> [Task instructions]:
Lift out each line of the data that holds "draw".
-- Begin --
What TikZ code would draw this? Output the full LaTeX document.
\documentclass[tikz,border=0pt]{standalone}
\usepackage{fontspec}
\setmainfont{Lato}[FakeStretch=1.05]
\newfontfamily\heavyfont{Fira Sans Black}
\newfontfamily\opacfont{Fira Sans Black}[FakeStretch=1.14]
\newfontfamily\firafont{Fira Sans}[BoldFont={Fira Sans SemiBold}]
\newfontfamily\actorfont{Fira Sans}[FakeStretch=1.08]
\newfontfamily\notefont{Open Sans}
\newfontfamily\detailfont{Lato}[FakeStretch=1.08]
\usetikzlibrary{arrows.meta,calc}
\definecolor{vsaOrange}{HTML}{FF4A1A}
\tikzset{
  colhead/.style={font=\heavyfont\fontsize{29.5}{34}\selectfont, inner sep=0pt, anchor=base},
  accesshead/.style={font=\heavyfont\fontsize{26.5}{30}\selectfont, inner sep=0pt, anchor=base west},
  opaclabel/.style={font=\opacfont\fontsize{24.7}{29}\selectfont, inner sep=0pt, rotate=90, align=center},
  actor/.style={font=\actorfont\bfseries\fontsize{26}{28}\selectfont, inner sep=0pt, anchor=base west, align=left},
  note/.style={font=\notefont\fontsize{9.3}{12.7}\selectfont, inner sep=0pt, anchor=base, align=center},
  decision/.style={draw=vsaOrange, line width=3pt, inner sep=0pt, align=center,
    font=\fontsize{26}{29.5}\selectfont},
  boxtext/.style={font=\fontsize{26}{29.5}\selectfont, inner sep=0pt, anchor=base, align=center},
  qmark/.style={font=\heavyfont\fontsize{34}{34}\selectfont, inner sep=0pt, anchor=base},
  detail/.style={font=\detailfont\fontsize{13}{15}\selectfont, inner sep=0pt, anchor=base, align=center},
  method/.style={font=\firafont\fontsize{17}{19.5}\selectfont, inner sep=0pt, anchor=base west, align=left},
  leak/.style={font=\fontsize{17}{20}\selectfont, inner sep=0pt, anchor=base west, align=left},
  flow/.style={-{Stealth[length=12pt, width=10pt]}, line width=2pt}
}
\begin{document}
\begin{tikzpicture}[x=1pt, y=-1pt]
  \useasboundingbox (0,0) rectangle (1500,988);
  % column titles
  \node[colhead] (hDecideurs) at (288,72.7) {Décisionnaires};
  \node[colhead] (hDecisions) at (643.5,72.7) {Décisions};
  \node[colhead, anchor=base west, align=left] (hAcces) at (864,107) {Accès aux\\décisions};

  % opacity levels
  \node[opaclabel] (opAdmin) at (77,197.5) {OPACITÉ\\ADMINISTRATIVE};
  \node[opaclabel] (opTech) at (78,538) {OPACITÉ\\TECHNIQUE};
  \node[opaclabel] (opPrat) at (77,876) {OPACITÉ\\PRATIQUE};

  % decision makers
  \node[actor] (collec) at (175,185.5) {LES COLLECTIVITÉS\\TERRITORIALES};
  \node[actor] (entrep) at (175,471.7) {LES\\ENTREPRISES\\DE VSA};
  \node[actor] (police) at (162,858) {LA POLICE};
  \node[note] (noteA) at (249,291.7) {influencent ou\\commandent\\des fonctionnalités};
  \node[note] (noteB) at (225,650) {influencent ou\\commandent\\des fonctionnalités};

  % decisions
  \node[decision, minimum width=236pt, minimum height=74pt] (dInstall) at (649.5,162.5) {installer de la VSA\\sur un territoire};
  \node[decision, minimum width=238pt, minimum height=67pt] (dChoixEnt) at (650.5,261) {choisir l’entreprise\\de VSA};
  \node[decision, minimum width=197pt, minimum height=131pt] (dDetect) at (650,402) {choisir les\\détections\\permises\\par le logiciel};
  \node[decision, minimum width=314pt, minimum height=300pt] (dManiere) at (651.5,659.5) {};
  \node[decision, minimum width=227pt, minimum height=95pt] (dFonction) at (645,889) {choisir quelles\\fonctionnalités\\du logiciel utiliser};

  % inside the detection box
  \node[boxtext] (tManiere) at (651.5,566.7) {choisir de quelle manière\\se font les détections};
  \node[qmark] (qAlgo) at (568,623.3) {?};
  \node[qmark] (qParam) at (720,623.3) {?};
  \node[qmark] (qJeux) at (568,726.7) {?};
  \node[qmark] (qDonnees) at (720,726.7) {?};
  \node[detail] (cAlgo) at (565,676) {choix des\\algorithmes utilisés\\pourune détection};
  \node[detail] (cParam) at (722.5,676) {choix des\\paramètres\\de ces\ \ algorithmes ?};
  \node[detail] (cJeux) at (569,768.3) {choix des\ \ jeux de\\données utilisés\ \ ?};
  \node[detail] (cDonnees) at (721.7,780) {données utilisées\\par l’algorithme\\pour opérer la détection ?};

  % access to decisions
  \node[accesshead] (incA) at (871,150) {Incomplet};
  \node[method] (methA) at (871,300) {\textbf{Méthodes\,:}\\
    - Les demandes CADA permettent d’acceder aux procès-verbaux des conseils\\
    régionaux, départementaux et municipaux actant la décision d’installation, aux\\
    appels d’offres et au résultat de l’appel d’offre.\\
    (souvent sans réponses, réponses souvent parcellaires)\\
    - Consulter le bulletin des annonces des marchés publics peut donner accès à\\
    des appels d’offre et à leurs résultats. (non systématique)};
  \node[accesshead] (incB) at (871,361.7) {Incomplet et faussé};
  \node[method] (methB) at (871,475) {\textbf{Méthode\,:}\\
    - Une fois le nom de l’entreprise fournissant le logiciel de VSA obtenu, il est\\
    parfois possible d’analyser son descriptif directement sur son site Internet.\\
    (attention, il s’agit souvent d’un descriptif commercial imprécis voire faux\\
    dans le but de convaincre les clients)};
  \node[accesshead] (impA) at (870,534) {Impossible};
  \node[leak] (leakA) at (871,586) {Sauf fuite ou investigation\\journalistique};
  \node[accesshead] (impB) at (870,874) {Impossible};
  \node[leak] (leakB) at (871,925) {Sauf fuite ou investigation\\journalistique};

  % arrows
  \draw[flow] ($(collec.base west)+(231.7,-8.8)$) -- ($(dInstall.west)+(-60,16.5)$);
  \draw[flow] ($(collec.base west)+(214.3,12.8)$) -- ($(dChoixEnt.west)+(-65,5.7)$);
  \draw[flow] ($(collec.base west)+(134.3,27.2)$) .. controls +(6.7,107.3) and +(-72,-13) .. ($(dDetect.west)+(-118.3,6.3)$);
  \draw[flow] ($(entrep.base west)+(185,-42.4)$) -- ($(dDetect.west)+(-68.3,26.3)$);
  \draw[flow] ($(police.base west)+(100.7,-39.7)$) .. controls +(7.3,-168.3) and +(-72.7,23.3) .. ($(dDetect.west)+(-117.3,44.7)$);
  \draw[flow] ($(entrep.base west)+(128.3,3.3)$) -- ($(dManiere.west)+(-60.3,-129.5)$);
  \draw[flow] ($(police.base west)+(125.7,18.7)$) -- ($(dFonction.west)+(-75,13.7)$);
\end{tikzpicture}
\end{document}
-- End --
> [Output for this task]:
What TikZ code would draw this? Output the full LaTeX document.
  decision/.style={draw=vsaOrange, line width=3pt, inner sep=0pt, align=center,
  \draw[flow] ($(collec.base west)+(231.7,-8.8)$) -- ($(dInstall.west)+(-60,16.5)$);
  \draw[flow] ($(collec.base west)+(214.3,12.8)$) -- ($(dChoixEnt.west)+(-65,5.7)$);
  \draw[flow] ($(collec.base west)+(134.3,27.2)$) .. controls +(6.7,107.3) and +(-72,-13) .. ($(dDetect.west)+(-118.3,6.3)$);
  \draw[flow] ($(entrep.base west)+(185,-42.4)$) -- ($(dDetect.west)+(-68.3,26.3)$);
  \draw[flow] ($(police.base west)+(100.7,-39.7)$) .. controls +(7.3,-168.3) and +(-72.7,23.3) .. ($(dDetect.west)+(-117.3,44.7)$);
  \draw[flow] ($(entrep.base west)+(128.3,3.3)$) -- ($(dManiere.west)+(-60.3,-129.5)$);
  \draw[flow] ($(police.base west)+(125.7,18.7)$) -- ($(dFonction.west)+(-75,13.7)$);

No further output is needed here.